Monday, May 12, 2014
""We all want someone to think we’re sensational. We desire to be recognized, to be valued, to be respected. To be loved. Yet this natural yearning too often turns into an idol of one of God’s most precious gifts: love itself. If you, like so many of us, spend your time and energy trying to earn someone’s approval—at work, home, and church—all the while fearing that, at any moment, the facade will drop and everyone will see your hidden mess . . . then love may have become an idol in your life. In this poignant and hope-filled book, Jennifer Dukes Lee shares her own lifelong journey of learning to rely on the unconditional love of God. She gently invites us to make peace with our imperfections and to stop working overtime for a love that is already ours. Love Idol will help us dismantle what’s separating us from true connection with God and rediscover the astonishing joy of a life full of freedom in Christ.""
All too often I worry about what everyone thinks of me. I am afraid to mess up and have people look at me and think; "Wow, she is not the christian she claims to be." or "She is such a hypocrite.". Even now I struggle with my desire for the world's approval, the church's approval and my family's approval. I have become so consumed with the fear of losing that approval that I have become miserable.
I often saw other christians and thought: "I wish I had it as together as they do." I now realize I am the only one holding myself back. I am starting to truly long for God's approval because in the scope of eternity, His approval is all that matters. It is not an easy task. I still struggle with wanting approval from others and often wonder what is wrong with me. After reading Jennifer Dukes Lee's book, I realized I wasn't the only one struggling. I had thought I might give this book away after I was done reading it but I started underlining so many sentences and paragraphs in the book that I decided I might need this for future reference, like next week or tomorrow.
I will gladly lend this to anyone who desires to read it and we can pray for each other in this lifelong battle. Once I decided that I wasn't going to worry about what the world had to say I physically felt a weight lift off of me. There are moments when I feel it start to press down on me again and I have to immediately pray for God's help.
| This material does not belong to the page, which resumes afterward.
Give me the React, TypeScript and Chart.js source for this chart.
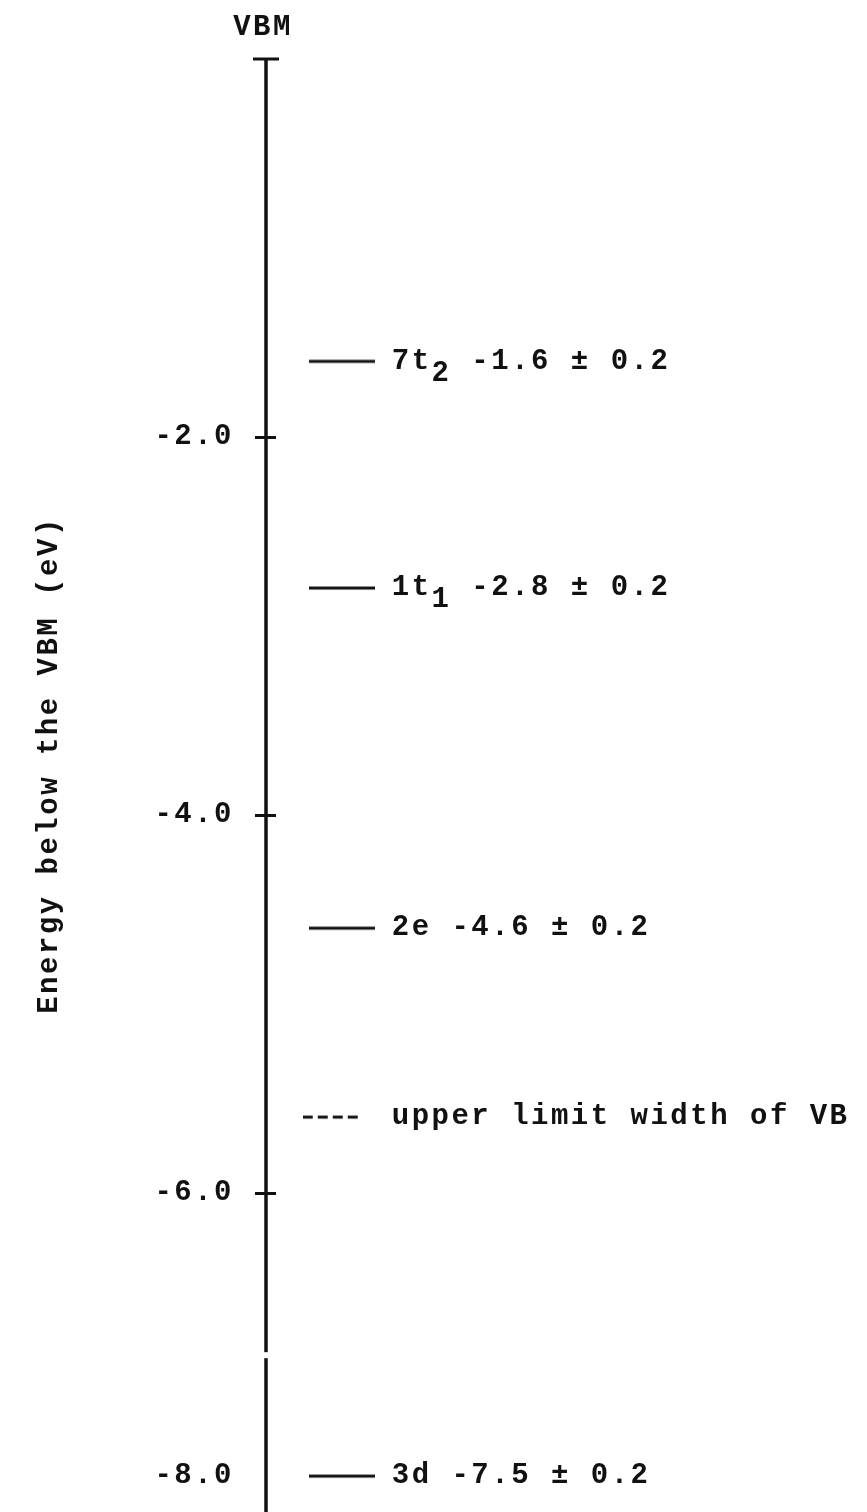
import { useEffect, useRef } from 'react';
import { Chart, registerables } from 'chart.js';

Chart.register(...registerables);

// ---- data ----
const levelNames = ['7t', '1t', '2e', 'upper limit width of VB', '3d'];
const levelSubscripts = ['2', '1', '', '', ''];
const levelEnergies = [-1.6, -2.8, -4.6, -5.6, -7.5];
const levelErrors: (number | null)[] = [0.2, 0.2, 0.2, null, 0.2];
const levelDashed = [false, false, false, true, false];

const yTickValues = [-2, -4, -6, -7.5];
const yTickLabels = ['-2.0', '-4.0', '-6.0', '-8.0'];
const yTickMarked = [true, true, true, false];

const axisTopLabel = 'VBM';
const axisTitle = 'Energy below the VBM (eV)';

// ---- style / layout ----
const INK = '#111111';
const FONT_FAMILY = "'Liberation Mono', 'DejaVu Sans Mono', monospace";
const FONT_SIZE = 29;
const LETTER_SPACING = '2.5px';
const Y_MIN = -7.69;
const Y_MAX = 0;
const AXIS_LEFT = 266;
const LEVEL_X = 0.126; // fraction of plot width where level marks are centred
const AXIS_BREAK = -6.86;

function makeLevelImage(dashed: boolean): HTMLCanvasElement {
  const c = document.createElement('canvas');
  const w = dashed ? 78 : 66;
  c.width = w;
  c.height = 6;
  const g = c.getContext('2d')!;
  g.strokeStyle = INK;
  g.lineWidth = 3;
  g.beginPath();
  if (dashed) {
    for (let i = 0; i < 4; i++) {
      g.moveTo(i * 15, 3);
      g.lineTo(i * 15 + 10, 3);
    }
  } else {
    g.moveTo(0, 3);
    g.lineTo(w, 3);
  }
  g.stroke();
  return c;
}

const diagramPlugin = {
  id: 'diagram',
  beforeDraw(chart: any) {
    const ctx = chart.ctx;
    ctx.fillStyle = '#ffffff';
    ctx.fillRect(0, 0, chart.width, chart.height);
    ctx.letterSpacing = LETTER_SPACING;
  },
  afterDatasetsDraw(chart: any) {
    const ctx = chart.ctx;
    const y = chart.scales.y;
    const left = chart.chartArea.left;
    const bottom = chart.height;
    const topY = y.getPixelForValue(Y_MAX);

    ctx.save();
    ctx.strokeStyle = INK;
    ctx.lineCap = 'butt';

    // axis line
    ctx.lineWidth = 3.5;
    ctx.beginPath();
    ctx.moveTo(left, topY);
    ctx.lineTo(left, bottom);
    ctx.stroke();

    // top cap
    ctx.lineWidth = 3;
    ctx.beginPath();
    ctx.moveTo(left - 13, topY);
    ctx.lineTo(left + 13, topY);
    ctx.stroke();

    // cross tick marks
    ctx.lineWidth = 3;
    yTickValues.forEach((v, i) => {
      if (!yTickMarked[i]) return;
      const py = Math.round(y.getPixelForValue(v)) + 0.5;
      ctx.beginPath();
      ctx.moveTo(left - 11, py);
      ctx.lineTo(left + 10, py);
      ctx.stroke();
    });

    // axis break
    const by = y.getPixelForValue(AXIS_BREAK);
    ctx.fillStyle = '#ffffff';
    ctx.fillRect(left - 4, by - 3, 8, 6);

    // texts
    ctx.fillStyle = INK;
    ctx.font = `bold ${FONT_SIZE}px ${FONT_FAMILY}`;
    ctx.letterSpacing = LETTER_SPACING;
    ctx.textBaseline = 'middle';

    ctx.textAlign = 'center';
    ctx.fillText(axisTopLabel, left - 3, topY - 31);

    // axis title
    ctx.save();
    ctx.translate(50, 765);
    ctx.rotate(-Math.PI / 2);
    ctx.textAlign = 'center';
    ctx.fillText(axisTitle, 0, 0);
    ctx.restore();

    // level labels
    const meta = chart.getDatasetMeta(0);
    ctx.textAlign = 'left';
    meta.data.forEach((pt: any, i: number) => {
      let x = pt.x + 50;
      const py = pt.y;
      const err = levelErrors[i];
      const name = levelNames[i];
      ctx.fillText(name, x, py);
      x += ctx.measureText(name).width;
      if (levelSubscripts[i]) {
        ctx.fillText(levelSubscripts[i], x, py + 12);
        x += ctx.measureText(levelSubscripts[i]).width;
      }
      if (err !== null) {
        const rest = ` ${levelEnergies[i].toFixed(1)} ± ${err.toFixed(1)}`;
        ctx.fillText(rest, x, py);
      }
    });
    ctx.restore();
  },
};

export default function App() {
  const ref = useRef<HTMLCanvasElement | null>(null);

  useEffect(() => {
    if (!ref.current) return;
    const images = levelDashed.map((d) => makeLevelImage(d));
    const chart = new Chart(ref.current, {
      type: 'scatter',
      data: {
        datasets: [
          {
            data: levelEnergies.map((e) => ({ x: LEVEL_X, y: e })),
            pointStyle: images as any,
            pointRadius: 0.1,
            showLine: false,
            clip: false as any,
          },
        ],
      },
      options: {
        animation: false,
        responsive: false,
        devicePixelRatio: 1,
        layout: { autoPadding: false, padding: { top: 59, left: 0, right: 0, bottom: 0 } },
        plugins: {
          legend: { display: false },
          tooltip: { enabled: false },
        },
        events: [],
        scales: {
          x: {
            type: 'linear',
            display: false,
            min: 0,
            max: 1,
          },
          y: {
            type: 'linear',
            min: Y_MIN,
            max: Y_MAX,
            afterFit: (scale: any) => {
              scale.width = AXIS_LEFT;
              scale.paddingTop = 0;
              scale.paddingBottom = 0;
            },
            afterBuildTicks: (scale: any) => {
              scale.ticks = yTickValues.map((v) => ({ value: v }));
            },
            grid: { display: false, drawTicks: false },
            border: { display: false },
            ticks: {
              autoSkip: false,
              padding: 32,
              color: INK,
              font: { family: FONT_FAMILY, size: FONT_SIZE, weight: 'bold' },
              callback: (_v: any, i: number) => yTickLabels[i],
            },
          },
        },
      },
      plugins: [diagramPlugin],
    });
    return () => chart.destroy();
  }, []);

  return (
    <div style={{ position: 'absolute', left: 0, top: 0, width: 867, height: 1512 }}>
      <canvas ref={ref} width={867} height={1512} style={{ display: 'block' }} />
    </div>
  );
}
Thank God! He is there when I need Him. I need only live for Him and not for anyone else. It is so freeing.
I have often thought of idols as physical things, like a person, tv, money, homes, or cars. But now I realize it can be anything we set our hearts on. Anything we desire more than God. Such as love. What's wrong with love? Nothing as long as it is a Godly love, a pure unconditional love not a worldly love which is conditional and based on our performance. We will never live up to human standards. Yes, God has higher standards but He is also much more forgiving. He loved us before we were us. Before He created the world. Before He sent His Son to die for us. In spite of all the sin in our lives, He loves us! Praise God He loves us. Regardless of our performance, He will always love us. Now isn't that the approval you would rather strive for?
Tyndale House Publishers has provided me with a complimentary copy of this book for my honest review.